===== RECORDS
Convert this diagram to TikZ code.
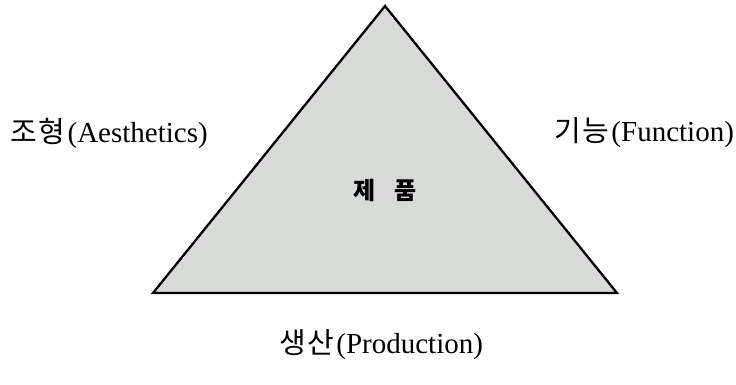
\documentclass[tikz,border=0pt]{standalone}
\usepackage{fontspec}
\setmainfont{Liberation Serif}
\newfontfamily\kor{Noto Sans CJK KR}
\definecolor{trifill}{RGB}{215,218,215}
\newcommand{\kk}[2]{{\kor #1\kern2pt #2\kern2pt}}
\begin{document}
\begin{tikzpicture}[x=1pt,y=-1pt,
  lbl/.style={font=\fontsize{29}{33}\selectfont, inner sep=0pt, anchor=center},
  tri/.style={draw=black, line width=2.3pt, fill=trifill, line join=miter}]
\useasboundingbox (0,0) rectangle (736,384);
\coordinate (top) at (385,6);
\coordinate (bl) at (153,293);
\coordinate (br) at (617,293);
\draw[tri] (top) -- (bl) -- (br) -- cycle;
\node[lbl, font=\kor\bfseries\fontsize{24}{28}\selectfont] (prod) at (385,190) {제\hspace{0.8em}품};
\node[lbl] (aes) at (109,133) {\kk{조}{형}(Aesthetics)};
\node[lbl] (fun) at (644,133) {\kk{기}{능}(Function)};
\node[lbl] (pro) at (381,345) {\kk{생}{산}(Production)};
\end{tikzpicture}
\end{document}
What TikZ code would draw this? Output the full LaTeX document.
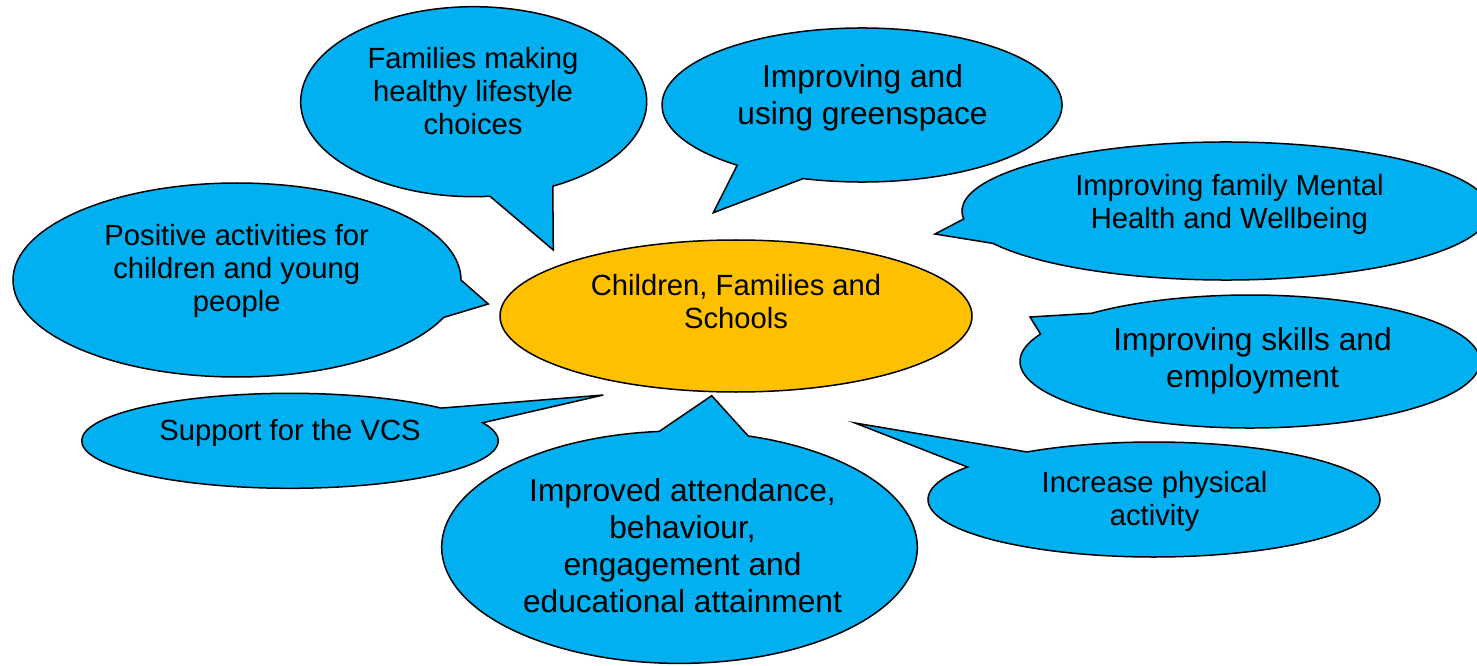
\documentclass[tikz,border=0pt]{standalone}
\usepackage{fontspec}
\setmainfont{Liberation Sans}
\definecolor{bubblue}{HTML}{00B0F0}
\definecolor{hubgold}{HTML}{FFC000}
% #1,#2 centre; #3,#4 radii; #5 start angle; #6 end angle; #7,#8 tip; #9 fill
\newcommand\speechbubble[9]{%
  \draw[bubble, fill=#9] (#1,#2) ++(#5:#3pt and #4pt)
    arc[start angle=#5, end angle=#6, x radius=#3pt, y radius=#4pt]
    -- (#7,#8) -- cycle;}
\begin{document}
\begin{tikzpicture}[x=1pt,y=1pt,
  bubble/.style={draw=black, line width=1.5pt, line join=miter},
  txt/.style={align=center, font=\fontsize{29.2}{33}\selectfont, inner sep=0pt},
  bigtxt/.style={align=center, font=\fontsize{31.7}{37}\selectfont, inner sep=0pt}]
\useasboundingbox (0,0) rectangle (1477,665);
\clip (0,0) rectangle (1477,665);

% bubbles
\speechbubble{473.7}{563.3}{173}{95}{-62.8}{275.4}{553.3}{415}{bubblue}
\speechbubble{862}{560}{200}{77}{-107.1}{231.4}{713.3}{452.3}{bubblue}
\speechbubble{1226}{454}{264}{69}{-152}{186.6}{935}{431}{bubblue}
\speechbubble{1250}{303.5}{230}{66.5}{155.6}{493.5}{1030}{348}{bubblue}
\speechbubble{237}{385}{224}{97}{0}{337.3}{488.3}{361}{bubblue}
\speechbubble{290}{224.2}{208.3}{47.5}{43.5}{382.3}{603.3}{270}{bubblue}
\speechbubble{679.5}{117.8}{237.8}{116.2}{94.9}{433.2}{711.7}{269.3}{bubblue}
\speechbubble{1154}{165.5}{226}{57.5}{145.6}{484.2}{855}{242}{bubblue}

% centre ellipse
\draw[bubble, fill=hubgold] (736,349) ellipse[x radius=236pt, y radius=76pt];

% texts
\node[txt] (hub) at (736,363.5) {Children, Families and\\Schools};
\node[txt] (fam) at (473,573.5) {Families making\\healthy lifestyle\\choices};
\node[bigtxt] (green) at (862.5,567.5) {Improving and\\using greenspace};
\node[txt] (mental) at (1229.4,460.3) {Improving family Mental\\Health and Wellbeing};
\node[bigtxt] (skills) at (1252.5,304.5) {Improving skills and\\employment};
\node[txt] (pos) at (236.7,393.7) {Positive activities for\\children and young\\people};
\node[txt] (vcs) at (290,232) {Support for the VCS};
\node[bigtxt] (attend) at (682.5,119.2) {Improved attendance,\\behaviour,\\engagement and\\educational attainment};
\node[txt] (phys) at (1154.5,163.7) {Increase physical\\activity};
\end{tikzpicture}
\end{document}
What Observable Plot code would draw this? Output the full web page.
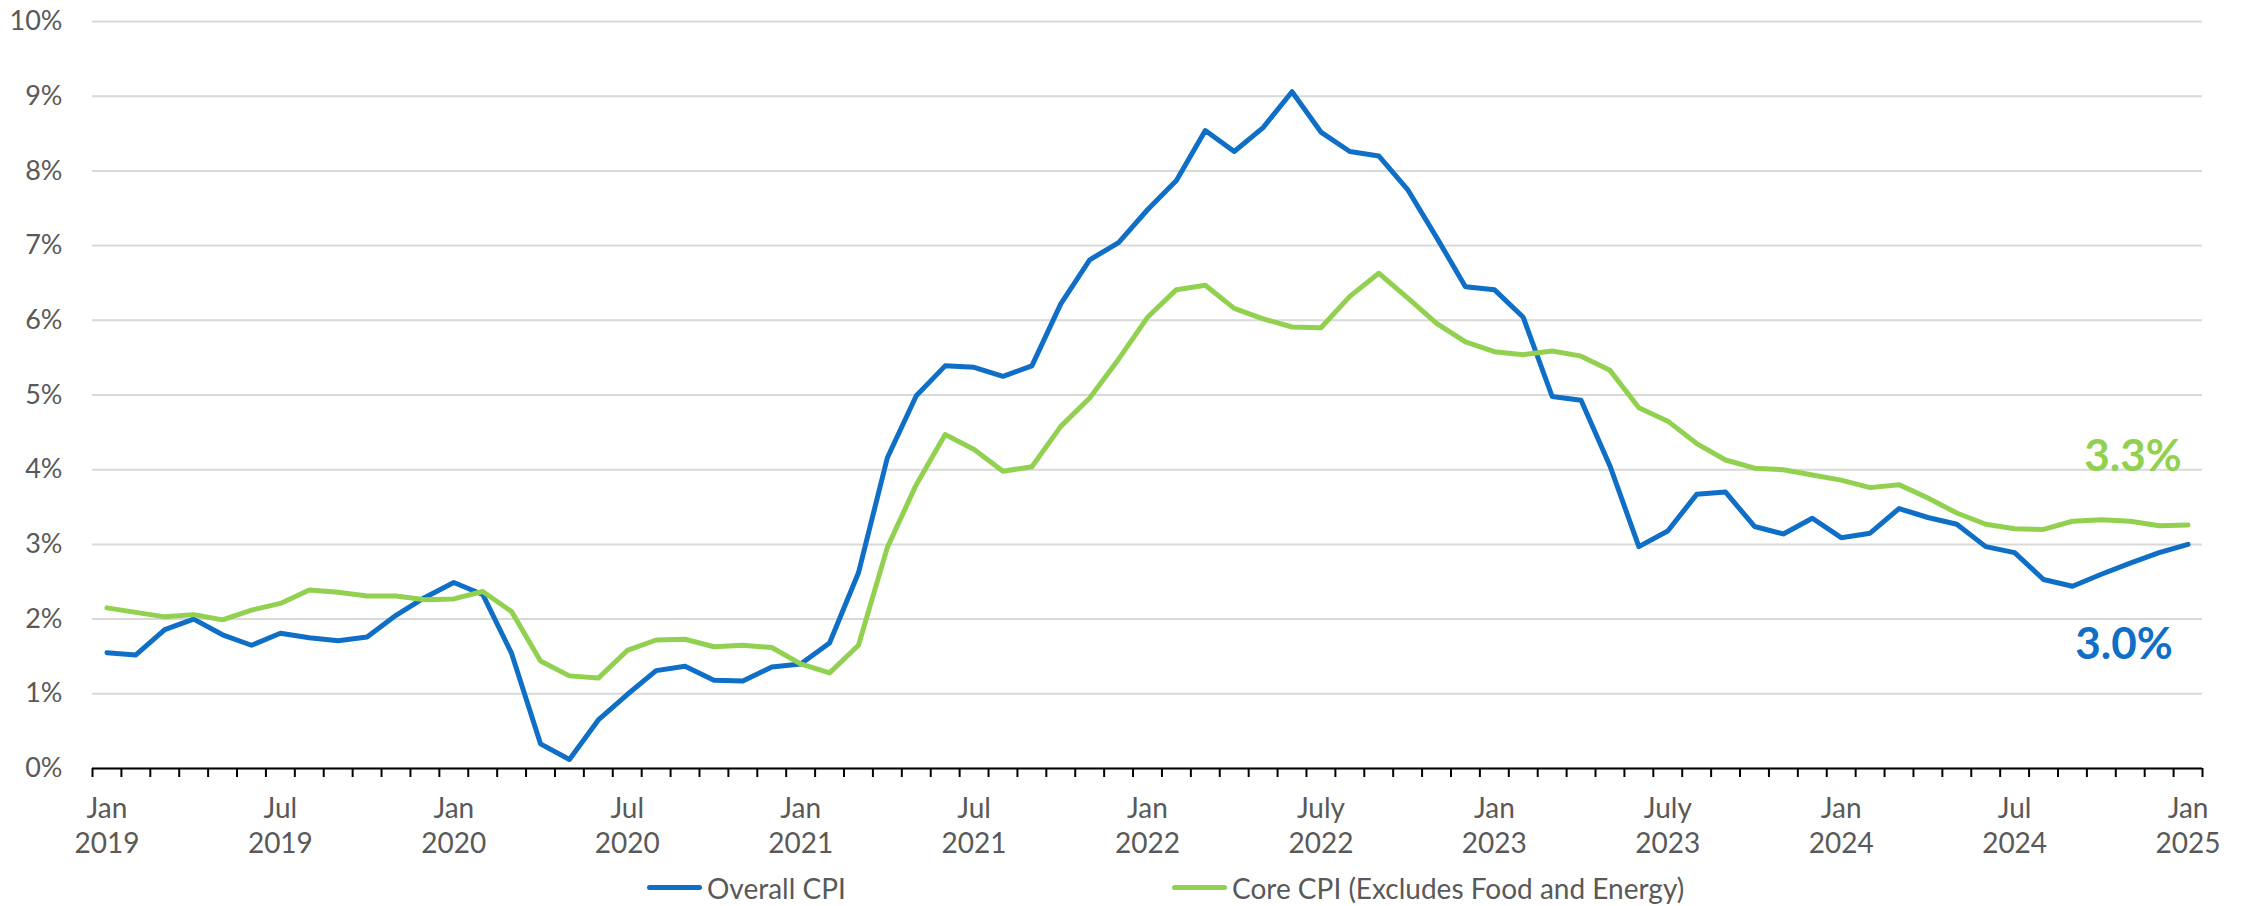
<!DOCTYPE html>
<html>
<head>
<meta charset="utf-8">
<script src="https://cdn.jsdelivr.net/npm/d3@7"></script>
<script src="https://cdn.jsdelivr.net/npm/@observablehq/plot@0.6"></script>
<style>
  html, body { margin: 0; padding: 0; background: #fff; }
  #chart svg { display: block; }
  #legend { position: relative; width: 2241px; height: 44px; font-family: Lato, "Open Sans", sans-serif; font-size: 28px; color: #595959; }
  #legend .sw { position: absolute; width: 55px; height: 5px; border-radius: 2.5px; top: 23px; }
  #legend .lb { position: absolute; top: 8px; line-height: 36px; white-space: nowrap; }
</style>
</head>
<body>
<div id="chart"></div>
<div id="legend"></div>
<script>
// Monthly year-over-year change, Jan 2019 .. Jan 2025 (73 months)
const overallCPI = [
  1.55, 1.52, 1.86, 2.00, 1.79, 1.65, 1.81, 1.75, 1.71, 1.76, 2.05, 2.29,
  2.49, 2.33, 1.54, 0.33, 0.12, 0.65, 0.99, 1.31, 1.37, 1.18, 1.17, 1.36,
  1.40, 1.68, 2.62, 4.16, 4.99, 5.39, 5.37, 5.25, 5.39, 6.22, 6.81, 7.04,
  7.48, 7.87, 8.54, 8.26, 8.58, 9.06, 8.52, 8.26, 8.20, 7.75, 7.11, 6.45,
  6.41, 6.04, 4.98, 4.93, 4.05, 2.97, 3.18, 3.67, 3.70, 3.24, 3.14, 3.35,
  3.09, 3.15, 3.48, 3.36, 3.27, 2.97, 2.89, 2.53, 2.44, 2.60, 2.75, 2.89,
  3.00
];
const coreCPI = [
  2.15, 2.09, 2.03, 2.06, 1.99, 2.12, 2.21, 2.39, 2.36, 2.31, 2.31, 2.26,
  2.27, 2.37, 2.10, 1.44, 1.24, 1.21, 1.58, 1.72, 1.73, 1.63, 1.65, 1.62,
  1.40, 1.28, 1.65, 2.96, 3.80, 4.47, 4.27, 3.98, 4.04, 4.58, 4.96, 5.48,
  6.04, 6.41, 6.47, 6.16, 6.02, 5.91, 5.90, 6.32, 6.63, 6.30, 5.96, 5.71,
  5.58, 5.54, 5.59, 5.52, 5.33, 4.83, 4.65, 4.35, 4.13, 4.02, 4.00, 3.93,
  3.86, 3.76, 3.80, 3.62, 3.42, 3.27, 3.21, 3.20, 3.31, 3.33, 3.31, 3.25,
  3.26
];
const seriesNames = ["Overall CPI", "Core CPI (Excludes Food and Energy)"];
const seriesColors = ["#0F6FC6", "#92D050"];
const endLabels = ["3.0%", "3.3%"];
const labelMonthIdx = [0, 6, 12, 18, 24, 30, 36, 42, 48, 54, 60, 66, 72];
const labelTexts = ["Jan\n2019", "Jul\n2019", "Jan\n2020", "Jul\n2020", "Jan\n2021", "Jul\n2021",
                    "Jan\n2022", "July\n2022", "Jan\n2023", "July\n2023", "Jan\n2024", "Jul\n2024", "Jan\n2025"];
const yTicks = [0, 1, 2, 3, 4, 5, 6, 7, 8, 9, 10];

const nMonths = overallCPI.length;
const rows = [];
[overallCPI, coreCPI].forEach((arr, s) => arr.forEach((v, i) => rows.push({i: i + 0.5, v, s: seriesNames[s]})));
const labelMap = new Map(labelMonthIdx.map((m, k) => [m, labelTexts[k]]));
const last = [
  {i: nMonths - 0.5, v: overallCPI[nMonths - 1], t: endLabels[0], c: seriesColors[0]},
  {i: nMonths - 0.5, v: coreCPI[nMonths - 1], t: endLabels[1], c: seriesColors[1]}
];

const font = "Lato, 'Open Sans', sans-serif";
const chart = Plot.plot({
  width: 2241, height: 862,
  marginLeft: 92, marginRight: 39, marginTop: 21, marginBottom: 94,
  style: {fontFamily: font, color: "#595959", background: "#fff", overflow: "visible"},
  x: {type: "linear", domain: [0, nMonths]},
  y: {domain: [0, 10]},
  color: {domain: seriesNames, range: seriesColors},
  marks: [
    Plot.gridY(yTicks, {stroke: "#d9d9d9", strokeOpacity: 1, strokeWidth: 2}),
    Plot.axisY(yTicks, {tickSize: 0, tickPadding: 30, tickFormat: d => d + "%", fontSize: 27, fill: "#595959", label: null}),
    Plot.ruleY([0], {stroke: "#000", strokeWidth: 2}),
    Plot.axisX(d3.range(0, nMonths + 1), {tickSize: 9, stroke: "#000", strokeWidth: 2, tickFormat: () => "", label: null}),
    Plot.axisX(labelMonthIdx.map(m => m + 0.5), {tickSize: 0, tickPadding: 25, tickFormat: d => labelMap.get(Math.round(d - 0.5)), fontSize: 28, lineHeight: 1.25, fill: "#595959", label: null}),
    Plot.line(rows, {x: "i", y: "v", z: "s", stroke: "s", strokeWidth: 5, strokeLinejoin: "round", strokeLinecap: "round"}),
    Plot.text([last[1]], {x: "i", y: "v", text: "t", fill: "c", fontSize: 44, fontWeight: "bold", dx: -55, dy: -68}),
    Plot.text([last[0]], {x: "i", y: "v", text: "t", fill: "c", fontSize: 44, fontWeight: "bold", dx: -64, dy: 101})
  ]
});
document.getElementById("chart").appendChild(chart);

// Legend
const legend = document.getElementById("legend");
const legendX = [647, 1172];
seriesNames.forEach((name, k) => {
  const sw = document.createElement("div");
  sw.className = "sw";
  sw.style.left = legendX[k] + "px";
  sw.style.background = seriesColors[k];
  legend.appendChild(sw);
  const lb = document.createElement("div");
  lb.className = "lb";
  lb.style.left = (legendX[k] + 60) + "px";
  lb.textContent = name;
  legend.appendChild(lb);
});
</script>
</body>
</html>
==========
TASK TO COMPLETE
From the line containing "What TikZ code" to the line containing "radius=236pt, y radius=76pt];", both lines included, give the text again exactly, without any pictures.

FINAL ANSWER
What TikZ code would draw this? Output the full LaTeX document.
\documentclass[tikz,border=0pt]{standalone}
\usepackage{fontspec}
\setmainfont{Liberation Sans}
\definecolor{bubblue}{HTML}{00B0F0}
\definecolor{hubgold}{HTML}{FFC000}
% #1,#2 centre; #3,#4 radii; #5 start angle; #6 end angle; #7,#8 tip; #9 fill
\newcommand\speechbubble[9]{%
  \draw[bubble, fill=#9] (#1,#2) ++(#5:#3pt and #4pt)
    arc[start angle=#5, end angle=#6, x radius=#3pt, y radius=#4pt]
    -- (#7,#8) -- cycle;}
\begin{document}
\begin{tikzpicture}[x=1pt,y=1pt,
  bubble/.style={draw=black, line width=1.5pt, line join=miter},
  txt/.style={align=center, font=\fontsize{29.2}{33}\selectfont, inner sep=0pt},
  bigtxt/.style={align=center, font=\fontsize{31.7}{37}\selectfont, inner sep=0pt}]
\useasboundingbox (0,0) rectangle (1477,665);
\clip (0,0) rectangle (1477,665);

% bubbles
\speechbubble{473.7}{563.3}{173}{95}{-62.8}{275.4}{553.3}{415}{bubblue}
\speechbubble{862}{560}{200}{77}{-107.1}{231.4}{713.3}{452.3}{bubblue}
\speechbubble{1226}{454}{264}{69}{-152}{186.6}{935}{431}{bubblue}
\speechbubble{1250}{303.5}{230}{66.5}{155.6}{493.5}{1030}{348}{bubblue}
\speechbubble{237}{385}{224}{97}{0}{337.3}{488.3}{361}{bubblue}
\speechbubble{290}{224.2}{208.3}{47.5}{43.5}{382.3}{603.3}{270}{bubblue}
\speechbubble{679.5}{117.8}{237.8}{116.2}{94.9}{433.2}{711.7}{269.3}{bubblue}
\speechbubble{1154}{165.5}{226}{57.5}{145.6}{484.2}{855}{242}{bubblue}

% centre ellipse
\draw[bubble, fill=hubgold] (736,349) ellipse[x radius=236pt, y radius=76pt];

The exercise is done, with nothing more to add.